Genealogy with Picture Australia

As a genealogist it is important to place your family in a location and a time period. Families, place and time are crucial to make your family history live. Through research I have discovered that in the past members of our family were in significant places at significant times or were part of significant events.

Without research, I would not have known the following:
  1. Gustav Baumgarten (gg uncle) is mentioned in Ned Kelly's Jerilderie Letter.
  2. William Lee Dawson (gg grandfather) was a Member of the Royal College of Surgeons in London.
  3. Willi Scheef (very distant relative) was killed on the Hindenberg.
  4. Family just out of Dublin could hear the gun shots during the 1916 Easter Rising but didn't know what was happening.

The list goes on. But what about the families that didn't seem to leave any information other than what can be gleaned from births, deaths and marriages? What was happening in the town or area in the time period they lived there? Check for images on Picture Australia.

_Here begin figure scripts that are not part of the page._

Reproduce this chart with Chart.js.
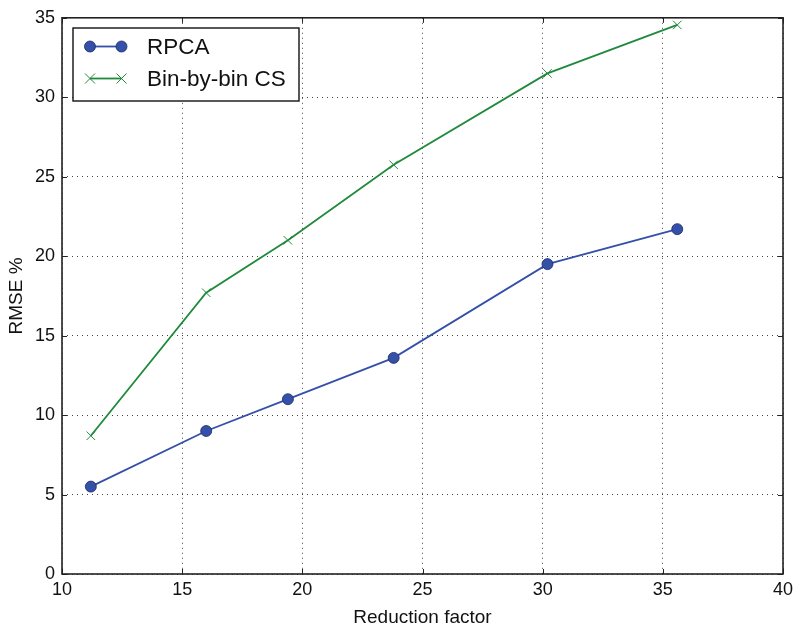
<!DOCTYPE html>
<html>
<head>
<meta charset="utf-8">
<script src="https://cdn.jsdelivr.net/npm/chart.js@4/dist/chart.umd.min.js"></script>
<style>
  html, body { margin: 0; padding: 0; background: #fff; }
  #wrap { width: 800px; height: 629px; }
</style>
</head>
<body>
<div id="wrap"><canvas id="rmseChart" width="800" height="629"></canvas></div>
<script>
// values
const reductionFactor = [11.2, 16.0, 19.4, 23.8, 30.2, 35.6];
const rpcaRmse = [5.5, 9.0, 11.0, 13.6, 19.5, 21.7];
const binByBinRmse = [8.7, 17.7, 21.0, 25.75, 31.5, 34.55];
const seriesLabels = ['RPCA', 'Bin-by-bin CS'];
const xTicks = [10, 15, 20, 25, 30, 35, 40];
const yTicks = [0, 5, 10, 15, 20, 25, 30, 35];

const FONT = '"Liberation Sans", Arial, Helvetica, sans-serif';
const BLUE = '#3450a8';
const GREEN = '#1f8a3c';

function toPoints(xs, ys) {
  return xs.map((x, i) => ({ x: x, y: ys[i] }));
}

// frame, inward ticks and a matplotlib-like legend
const frameAndLegend = {
  id: 'frameAndLegend',
  afterDraw(chart) {
    const ctx = chart.ctx;
    const a = chart.chartArea;
    const xs = chart.scales.x;
    const ys = chart.scales.y;
    ctx.save();
    ctx.strokeStyle = '#222';
    ctx.lineWidth = 1;
    ctx.beginPath();
    xTicks.forEach(v => {
      const px = Math.round(xs.getPixelForValue(v)) + 0.5;
      ctx.moveTo(px, a.bottom); ctx.lineTo(px, a.bottom - 5);
      ctx.moveTo(px, a.top); ctx.lineTo(px, a.top + 5);
    });
    yTicks.forEach(v => {
      const py = Math.round(ys.getPixelForValue(v)) + 0.5;
      ctx.moveTo(a.left, py); ctx.lineTo(a.left + 5, py);
      ctx.moveTo(a.right, py); ctx.lineTo(a.right - 5, py);
    });
    ctx.stroke();

    ctx.lineWidth = 1.6;
    ctx.strokeRect(a.left, a.top, a.right - a.left, a.bottom - a.top);

    // legend box
    const bx = 73, by = 28, bw = 226, bh = 73;
    ctx.fillStyle = '#fff';
    ctx.fillRect(bx, by, bw, bh);
    ctx.lineWidth = 1.4;
    ctx.strokeStyle = '#111';
    ctx.strokeRect(bx, by, bw, bh);

    const rows = [46.5, 78.5];
    chart.data.datasets.forEach((ds, i) => {
      const y = rows[i];
      ctx.strokeStyle = ds.borderColor;
      ctx.lineWidth = 1.8;
      ctx.beginPath();
      ctx.moveTo(90, y); ctx.lineTo(121.5, y);
      ctx.stroke();
      [90, 121.5].forEach(px => {
        if (ds.pointStyle === 'circle') {
          ctx.beginPath();
          ctx.arc(px, y, 5.5, 0, Math.PI * 2);
          ctx.fillStyle = ds.pointBackgroundColor;
          ctx.fill();
          ctx.lineWidth = 0.8;
          ctx.strokeStyle = ds.pointBorderColor;
          ctx.stroke();
        } else {
          ctx.beginPath();
          ctx.lineWidth = 1;
          ctx.strokeStyle = ds.pointBorderColor;
          ctx.moveTo(px - 5, y - 5); ctx.lineTo(px + 5, y + 5);
          ctx.moveTo(px - 5, y + 5); ctx.lineTo(px + 5, y - 5);
          ctx.stroke();
        }
      });
      ctx.fillStyle = '#111';
      ctx.font = '22.5px ' + FONT;
      ctx.textAlign = 'left';
      ctx.textBaseline = 'middle';
      ctx.fillText(ds.label, 147, y + 1);
    });
    ctx.restore();
  }
};

const ctx = document.getElementById('rmseChart').getContext('2d');
new Chart(ctx, {
  type: 'line',
  data: {
    datasets: [{
      label: seriesLabels[0],
      data: toPoints(reductionFactor, rpcaRmse),
      borderColor: BLUE,
      borderWidth: 1.8,
      pointStyle: 'circle',
      pointRadius: 5.5,
      pointBackgroundColor: BLUE,
      pointBorderColor: '#1c2a66',
      pointBorderWidth: 0.8,
      tension: 0,
      clip: false
    }, {
      label: seriesLabels[1],
      data: toPoints(reductionFactor, binByBinRmse),
      borderColor: GREEN,
      borderWidth: 1.8,
      pointStyle: 'crossRot',
      pointRadius: 6,
      pointBorderColor: GREEN,
      pointBorderWidth: 1,
      tension: 0,
      clip: false
    }]
  },
  options: {
    responsive: false,
    animation: false,
    layout: { padding: { top: 16, right: 17, left: 0, bottom: 0 } },
    plugins: {
      legend: { display: false },
      tooltip: { enabled: false }
    },
    scales: {
      x: {
        type: 'linear',
        min: 10,
        max: 40,
        afterBuildTicks: s => { s.ticks = xTicks.map(v => ({ value: v })); },
        afterFit: s => { s.height = 55; },
        ticks: {
          color: '#111',
          padding: 5,
          font: { family: FONT, size: 18 }
        },
        grid: { color: '#444', lineWidth: 1, drawTicks: false },
        border: { display: false, dash: [1, 4] },
        title: {
          display: true,
          text: 'Reduction factor',
          color: '#111',
          padding: { top: 3, bottom: 0 },
          font: { family: FONT, size: 19 }
        }
      },
      y: {
        min: 0,
        max: 35,
        afterBuildTicks: s => { s.ticks = yTicks.map(v => ({ value: v })); },
        afterFit: s => { s.width = 62; },
        ticks: {
          color: '#111',
          padding: 7,
          font: { family: FONT, size: 18 }
        },
        grid: { color: '#444', lineWidth: 1, drawTicks: false },
        border: { display: false, dash: [1, 4] },
        title: {
          display: true,
          text: 'RMSE %',
          color: '#111',
          padding: { top: 5, bottom: 0 },
          font: { family: FONT, size: 19 }
        }
      }
    }
  },
  plugins: [frameAndLegend]
});
</script>
</body>
</html>
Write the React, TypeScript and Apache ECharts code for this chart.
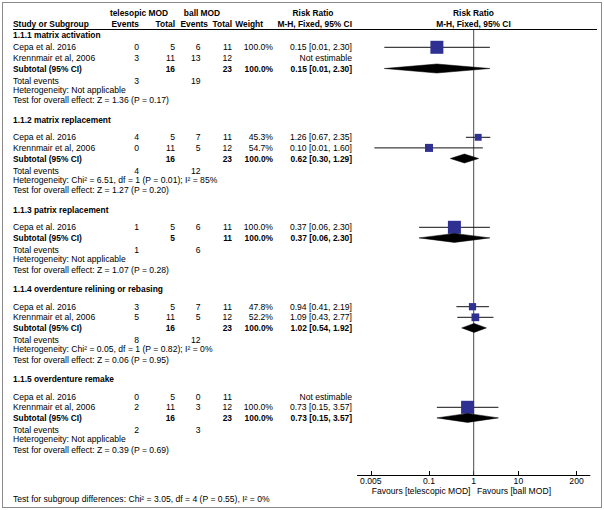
import React, { useEffect, useRef } from "react";
import * as echarts from "echarts";

// ---------- data ----------
const subgroupTitles = [
  "1.1.1 matrix activation",
  "1.1.2 matrix replacement",
  "1.1.3 patrix replacement",
  "1.1.4 overdenture relining or rebasing",
  "1.1.5 overdenture remake",
];

const studyGroup = [0, 0, 1, 1, 2, 3, 3, 4, 4];
const studyNames = [
  "Cepa et al. 2016",
  "Krennmair et al, 2006",
  "Cepa et al. 2016",
  "Krennmair et al, 2006",
  "Cepa et al. 2016",
  "Cepa et al. 2016",
  "Krennmair et al, 2006",
  "Cepa et al. 2016",
  "Krennmair et al, 2006",
];
const telEvents = [0, 3, 4, 0, 1, 3, 5, 0, 2];
const telTotal = [5, 11, 5, 11, 5, 5, 11, 5, 11];
const ballEvents = [6, 13, 7, 5, 6, 7, 5, 0, 3];
const ballTotal = [11, 12, 11, 12, 11, 11, 12, 11, 12];
const studyWeight: (number | null)[] = [100.0, null, 45.3, 54.7, 100.0, 47.8, 52.2, null, 100.0];
const studyRR: (number | null)[] = [0.15, null, 1.26, 0.1, 0.37, 0.94, 1.09, null, 0.73];
const studyLo: (number | null)[] = [0.01, null, 0.67, 0.006, 0.06, 0.41, 0.43, null, 0.15];
const studyHi: (number | null)[] = [2.3, null, 2.35, 1.6, 2.3, 2.19, 2.77, null, 3.57];

const subTelTotal = [16, 16, 5, 16, 16];
const subBallTotal = [23, 23, 11, 23, 23];
const subWeight = [100.0, 100.0, 100.0, 100.0, 100.0];
const subRR = [0.15, 0.62, 0.37, 1.02, 0.73];
const subLo = [0.01, 0.3, 0.06, 0.54, 0.15];
const subHi = [2.3, 1.29, 2.3, 1.92, 3.57];

const telEventsTotal = [3, 4, 1, 8, 2];
const ballEventsTotal = [19, 12, 6, 12, 3];

const heterogeneity = [
  "Heterogeneity: Not applicable",
  "Heterogeneity: Chi² = 6.51, df = 1 (P = 0.01); I² = 85%",
  "Heterogeneity: Not applicable",
  "Heterogeneity: Chi² = 0.05, df = 1 (P = 0.82); I² = 0%",
  "Heterogeneity: Not applicable",
];
const overallEffect = [
  "Test for overall effect: Z = 1.36 (P = 0.17)",
  "Test for overall effect: Z = 1.27 (P = 0.20)",
  "Test for overall effect: Z = 1.07 (P = 0.28)",
  "Test for overall effect: Z = 0.06 (P = 0.95)",
  "Test for overall effect: Z = 0.39 (P = 0.69)",
];
const subgroupDiff = "Test for subgroup differences: Chi² = 3.05, df = 4 (P = 0.55), I² = 0%";

const tickValues = [0.005, 0.1, 1, 10, 200];
const tickLabels = ["0.005", "0.1", "1", "10", "200"];
const favoursLeft = "Favours [telescopic MOD]";
const favoursRight = "Favours [ball MOD]";

// ---------- layout ----------
const W = 604;
const H = 510;
const FONT = "'Liberation Sans', Arial, sans-serif";
const REG = 8.6;
const BOLD = 8.4;
const AXIS_Y = 475;
const PITCH = 10.6;
const X_LEFT = 357.5;
const X_RIGHT = 589.9;
const LOG_MIN = -2.6;
const LOG_MAX = 2.6;

const COL = {
  name: 13,
  telEv: 139,
  telTot: 175,
  ballEv: 200.5,
  ballTot: 232,
  weight: 273,
  rr: 352,
};

type Row = { kind: string; g: number; s?: number; y: number };

function buildRows(): Row[] {
  const rows: Row[] = [];
  let y = 34.5;
  let prevTest = 0;
  for (let g = 0; g < subgroupTitles.length; g++) {
    if (g > 0) y = prevTest + 19.5;
    rows.push({ kind: "header", g, y });
    y += g === 0 ? 12.8 : 17.5;
    for (let s = 0; s < studyNames.length; s++) {
      if (studyGroup[s] !== g) continue;
      rows.push({ kind: "study", g, s, y });
      y += PITCH;
    }
    rows.push({ kind: "sub", g, y });
    y += 12;
    rows.push({ kind: "total", g, y });
    y += 9.2;
    rows.push({ kind: "het", g, y });
    y += PITCH;
    rows.push({ kind: "test", g, y });
    prevTest = y;
  }
  return rows;
}

function fmtCI(rr: number, lo: number, hi: number) {
  return `${rr.toFixed(2)} [${lo.toFixed(2)}, ${hi.toFixed(2)}]`;
}

function txt(x: number, y: number, text: string, align: string, bold = false) {
  return {
    type: "text",
    x,
    y,
    silent: true,
    style: {
      text,
      fill: "#000",
      fontSize: bold ? BOLD : REG,
      fontWeight: bold ? "bold" : "normal",
      fontFamily: FONT,
      textAlign: align,
      textVerticalAlign: "middle",
    },
  };
}

export default function App() {
  const ref = useRef<HTMLDivElement>(null);

  useEffect(() => {
    document.body.style.margin = "0";
    if (!ref.current) return;
    const chart = echarts.init(ref.current, undefined, { renderer: "svg" });
    const rows = buildRows();

    const graphics: any[] = [];
    // column headers
    graphics.push(txt(139, 12.7, "telesopic MOD", "center", true));
    graphics.push(txt(202, 12.7, "ball MOD", "center", true));
    graphics.push(txt(313, 12.7, "Risk Ratio", "center", true));
    graphics.push(txt(473.5, 12.7, "Risk Ratio", "center", true));
    graphics.push(txt(COL.name, 24, "Study or Subgroup", "left", true));
    graphics.push(txt(139, 24, "Events", "right", true));
    graphics.push(txt(175, 24, "Total", "right", true));
    graphics.push(txt(208, 24, "Events", "right", true));
    graphics.push(txt(232, 24, "Total", "right", true));
    graphics.push(txt(263, 24, "Weight", "right", true));
    graphics.push(txt(352, 24, "M-H, Fixed, 95% CI", "right", true));
    graphics.push(txt(473.5, 24, "M-H, Fixed, 95% CI", "center", true));

    const marks: any[] = [];
    marks.push([2, 0, 0, 0, 0, 29.5]); // reference line at RR = 1
    marks.push([3, 0, 0, 0, 0, 29.5]); // header rule

    rows.forEach((r) => {
      const g = r.g;
      if (r.kind === "header") {
        graphics.push(txt(COL.name, r.y, subgroupTitles[g], "left", true));
      } else if (r.kind === "study") {
        const s = r.s as number;
        graphics.push(txt(COL.name, r.y, studyNames[s], "left"));
        graphics.push(txt(COL.telEv, r.y, String(telEvents[s]), "right"));
        graphics.push(txt(COL.telTot, r.y, String(telTotal[s]), "right"));
        graphics.push(txt(COL.ballEv, r.y, String(ballEvents[s]), "right"));
        graphics.push(txt(COL.ballTot, r.y, String(ballTotal[s]), "right"));
        const w = studyWeight[s];
        if (w !== null) graphics.push(txt(COL.weight, r.y, `${w.toFixed(1)}%`, "right"));
        const rr = studyRR[s];
        if (rr === null) {
          graphics.push(txt(COL.rr, r.y, "Not estimable", "right"));
        } else {
          const lo = studyLo[s] as number;
          const hi = studyHi[s] as number;
          graphics.push(txt(COL.rr, r.y, fmtCI(rr, lo, hi), "right"));
          marks.push([0, Math.log10(rr), Math.log10(lo), Math.log10(hi), w ?? 0, r.y]);
        }
      } else if (r.kind === "sub") {
        graphics.push(txt(COL.name, r.y, "Subtotal (95% CI)", "left", true));
        graphics.push(txt(COL.telTot, r.y, String(subTelTotal[g]), "right", true));
        graphics.push(txt(COL.ballTot, r.y, String(subBallTotal[g]), "right", true));
        graphics.push(txt(COL.weight, r.y, `${subWeight[g].toFixed(1)}%`, "right", true));
        graphics.push(txt(COL.rr, r.y, fmtCI(subRR[g], subLo[g], subHi[g]), "right", true));
        marks.push([1, Math.log10(subRR[g]), Math.log10(subLo[g]), Math.log10(subHi[g]), subWeight[g], r.y]);
      } else if (r.kind === "total") {
        graphics.push(txt(COL.name, r.y, "Total events", "left"));
        graphics.push(txt(COL.telEv, r.y, String(telEventsTotal[g]), "right"));
        graphics.push(txt(COL.ballEv, r.y, String(ballEventsTotal[g]), "right"));
      } else if (r.kind === "het") {
        graphics.push(txt(COL.name, r.y, heterogeneity[g], "left"));
      } else if (r.kind === "test") {
        graphics.push(txt(COL.name, r.y, overallEffect[g], "left"));
      }
    });

    graphics.push(txt(COL.name, 498.5, subgroupDiff, "left"));
    graphics.push(txt(470.5, 490.8, favoursLeft, "right"));
    graphics.push(txt(477, 490.8, favoursRight, "left"));

    const tickLogs = tickValues.map((t) => Math.log10(t));

    const option: any = {
      animation: false,
      grid: { left: X_LEFT, right: W - X_RIGHT, top: 0, bottom: H - AXIS_Y, containLabel: false },
      xAxis: {
        type: "value",
        min: LOG_MIN,
        max: LOG_MAX,
        axisLine: { show: true, onZero: false, lineStyle: { color: "#000", width: 1 } },
        axisTick: { show: true, inside: true, length: 4, customValues: tickLogs, lineStyle: { color: "#000" } },
        axisLabel: {
          show: true,
          customValues: tickLogs,
          margin: 1.5,
          color: "#000",
          fontSize: REG,
          fontFamily: FONT,
          formatter: (v: number) => {
            const i = tickLogs.findIndex((t) => Math.abs(t - v) < 1e-6);
            return i >= 0 ? tickLabels[i] : "";
          },
        },
        splitLine: { show: false },
      },
      yAxis: {
        type: "value",
        inverse: true,
        min: 0,
        max: AXIS_Y,
        show: false,
      },
      graphic: graphics,
      series: [
        {
          type: "custom",
          silent: true,
          clip: false,
          encode: { x: 1, y: 5 },
          data: marks,
          renderItem: (params: any, api: any) => {
            const kind = api.value(0);
            const rr = api.value(1);
            const lo = api.value(2);
            const hi = api.value(3);
            const w = api.value(4);
            const y = api.value(5);
            if (kind === 2) {
              const a = api.coord([0, y]);
              const b = api.coord([0, AXIS_Y]);
              return {
                type: "line",
                shape: { x1: a[0], y1: a[1], x2: b[0], y2: b[1] },
                style: { stroke: "#4a4a4a", lineWidth: 1 },
              };
            }
            if (kind === 3) {
              const a = api.coord([0, y]);
              return {
                type: "line",
                shape: { x1: 13, y1: a[1], x2: 597, y2: a[1] },
                style: { stroke: "#000", lineWidth: 1 },
              };
            }
            const c = api.coord([rr, y]);
            const l = api.coord([lo, y]);
            const h = api.coord([hi, y]);
            if (kind === 1) {
              const hh = 4.5;
              return {
                type: "polygon",
                shape: { points: [[l[0], c[1]], [c[0], c[1] - hh], [h[0], c[1]], [c[0], c[1] + hh]] },
                style: { fill: "#000", stroke: "#000", lineWidth: 0.5 },
              };
            }
            const side = 13 * Math.pow(w / 100, 0.8);
            return {
              type: "group",
              children: [
                {
                  type: "line",
                  shape: { x1: l[0], y1: c[1], x2: h[0], y2: c[1] },
                  style: { stroke: "#111", lineWidth: 1 },
                },
                {
                  type: "rect",
                  shape: { x: c[0] - side / 2, y: c[1] - side / 2, width: side, height: side },
                  style: { fill: "#2F3192" },
                },
              ],
            };
          },
        },
      ],
    };

    chart.setOption(option);
    return () => chart.dispose();
  }, []);

  return (
    <div style={{ position: "relative", width: W, height: H }}>
      <div ref={ref} style={{ position: "absolute", left: 0, top: 0, width: W, height: H }} />
      <div
        style={{
          position: "absolute",
          left: 2,
          top: 2,
          width: 600,
          height: 506,
          boxSizing: "border-box",
          border: "1px solid #8a8a8a",
          pointerEvents: "none",
        }}
      />
    </div>
  );
}
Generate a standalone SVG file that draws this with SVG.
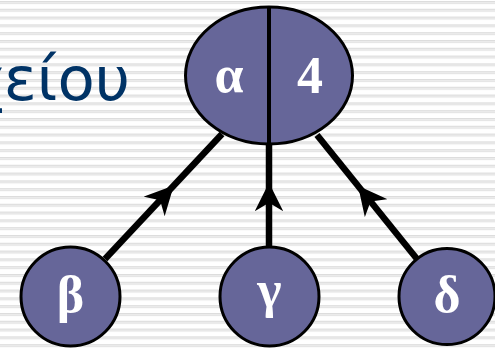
<svg xmlns="http://www.w3.org/2000/svg" width="495" height="348" viewBox="0 0 495 348">
  <defs>
    <pattern id="stripes" x="0" y="0" width="10" height="7.8" patternUnits="userSpaceOnUse">
      <rect x="0" y="0" width="10" height="7.8" fill="#ffffff"/>
      <rect x="0" y="1" width="10" height="1" fill="#dcdcdc"/>
      <rect x="0" y="2" width="10" height="1" fill="#ececec"/>
      <rect x="0" y="3" width="10" height="1" fill="#e2e2e2"/>
    </pattern>
    <marker id="arr" viewBox="0 0 10 10" refX="5" refY="5" markerWidth="4.4" markerHeight="4.4" orient="auto" markerUnits="strokeWidth">
      <path d="M0,0 L10,5 L0,10 L3,5 Z" fill="#000"/>
    </marker>
    <style>
      .node { fill: #666699; stroke: #000; stroke-width: 3; }
      .lbl { font-family: "Liberation Serif", "DejaVu Serif", serif; font-weight: bold; font-size: 52px; fill: #ffffff; text-anchor: middle; }
      .edge { stroke: #000; stroke-width: 6.5; fill: none; }
      .title { font-family: "DejaVu Sans", "Noto Sans", sans-serif; font-size: 61px; fill: #003366; text-anchor: end; }
    </style>
  </defs>
  <rect x="0" y="0" width="495" height="348" fill="url(#stripes)"/>
  <text class="title" x="130" y="100">χείου</text>

  <g id="connectors">
    <path class="edge" d="M105,259 L164,196" marker-end="url(#arr)"/>
    <path class="edge" d="M164,196 L222,134"/>
    <path class="edge" d="M269,246 L269,197" marker-end="url(#arr)"/>
    <path class="edge" d="M269,197 L269,145"/>
    <path class="edge" d="M417,259 L367,197" marker-end="url(#arr)"/>
    <path class="edge" d="M367,197 L317,135"/>
  </g>

  <g id="node-root">
    <ellipse class="node" cx="269" cy="75.5" rx="83.5" ry="68.5"/>
    <line x1="269" y1="7" x2="269" y2="144" stroke="#000" stroke-width="4"/>
    <text class="lbl" x="229" y="92">α</text>
    <text class="lbl" x="310" y="93">4</text>
  </g>
  <g id="node-beta">
    <circle class="node" cx="70.5" cy="296.5" r="49.5"/>
    <text class="lbl" x="70.5" y="312">β</text>
  </g>
  <g id="node-gamma">
    <circle class="node" cx="269.5" cy="296.5" r="49.5"/>
    <text class="lbl" x="269.5" y="307">γ</text>
  </g>
  <g id="node-delta">
    <circle class="node" cx="447" cy="296.5" r="48"/>
    <text class="lbl" x="447" y="312">δ</text>
  </g>
</svg>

The image below which is out of copyright and can be found at the State Library of Queensland shows the official welcoming party for the Duke of Gloucester when he entered Queensland in 1934.

A quick search of the internet reveals the following:

The Duke of Gloucester, sent primarily to celebrate the centenary celebrations of Victoria, toured Australia in 1934. Travelling by train and car, he spent 10 days in Queensland. Arriving on 1 December 1934 he visited Wallangarra and Stanthorpe and spent the weekend at “Terrica” station in the Stanthorpe region. The British Royals: a Queensland Story

The Sydney Morning Herald, 3 December 1934, p. 10

Why could this be significant for my family? My Moore family lived in Wallangarra at that time and I'm certain that most of the townspeople would have turned up to witness this event. Of course, I'd love to know if any of my family are standing there watching what is happening. Perhaps they are out of the picture. I wonder which people in Wallangarra at the time were considered important enough to be standing in the front few rows or were they the dignitaries who were probably travelling on the train with the Duke?

I think my family would have been there, don't you!


  1. How interesting! I know someone who (as a child) watched the train as it went past that day. I think they lived close to Stanthorpe.

  2. I found two pictures of a relative there last week.

    Perhaps we should all assist others by combing our family albums and contributing pictures via

  3. I read about this last week. It's a great idea and I know I should get myself organised and add photos this way. Perhaps next holidays!